Choices
We love having choices, we hate making choices. -Eric Barker
It’s a bit of a paradox really. The fact we love to have choices. It makes us feel more engaged when we have to expend the energy to select from a broad selection. The Jam Experiment in behavioral economics is a well known study. The basic idea was when offered more choices of jam at a sample table vs. fewer choices people are more likely to buy jam whne there are fewer choices. Here’s the catch. This experiment has not been reproduced successfully: meaning it does not hold true over time. It was true the day the experiment was run in that location with the people who were present.
A hypothesis that makes more sense is that we love having choices, because it makes us feel powerful, but we hate making choices because we are afraid of making the wrong one, or it makes us feel less powerful. This could explain why the experiment can’t be reproduced. At the root of it all is uncertainty, or fear. Fear of getting it wrong: and on any given day in any given grocery store we may be afraid of picking the wrong jam. Of course the jam is a metaphor for all kinds of choices we have to make in daily life.

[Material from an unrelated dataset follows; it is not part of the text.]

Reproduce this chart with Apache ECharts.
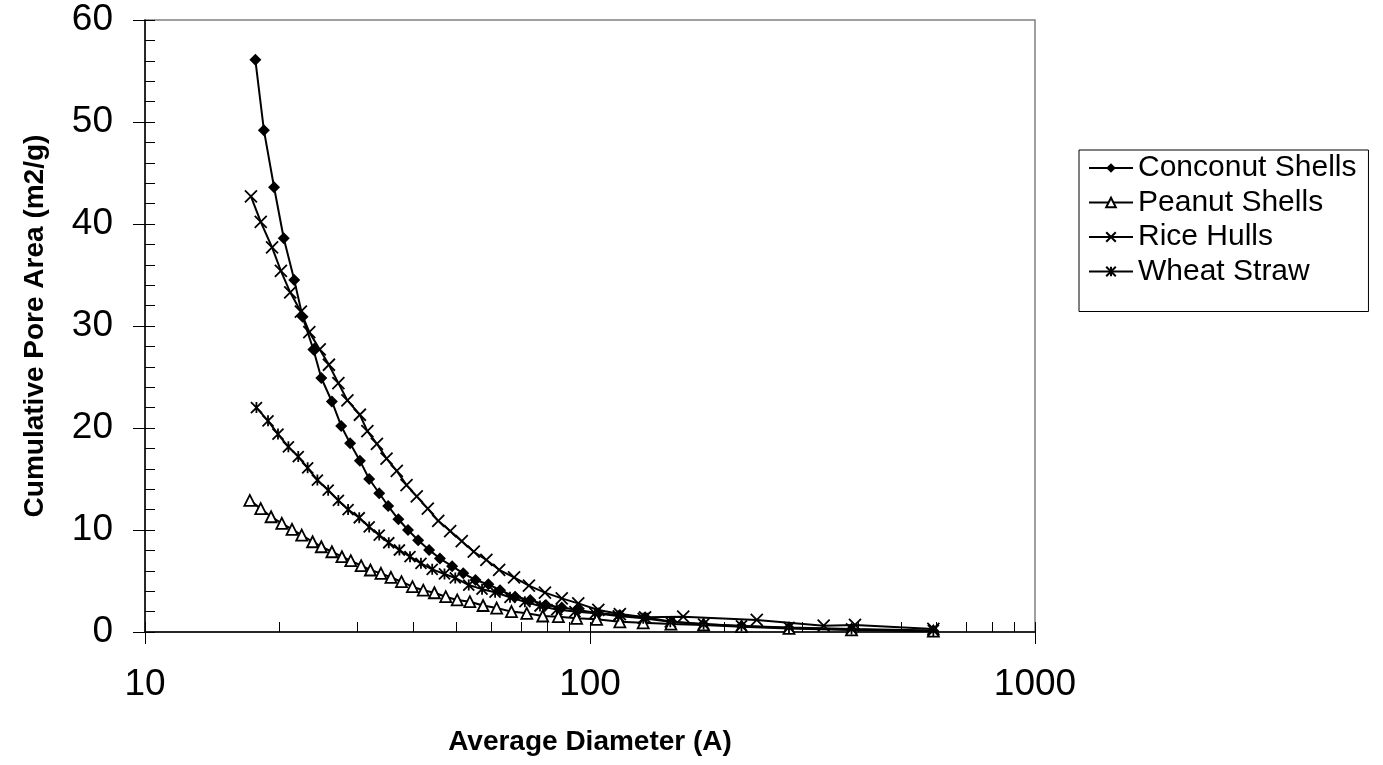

I think the unreproducibility of the experiment may be connected to the total choice load increase in everyday life; choice load being the total number of choices we have across any given day. We are fatigued with decision making. As this has increased so has generalized social anxiety.
Keep in mind choices are not just about things, they are also about social interactions. Do I engage in this social media platform with those people or not? Either choice can result in social anxiety. Do I talk to that person in the hallway about the issue we had in a meeting last week, or not? We love choices, we hate making them.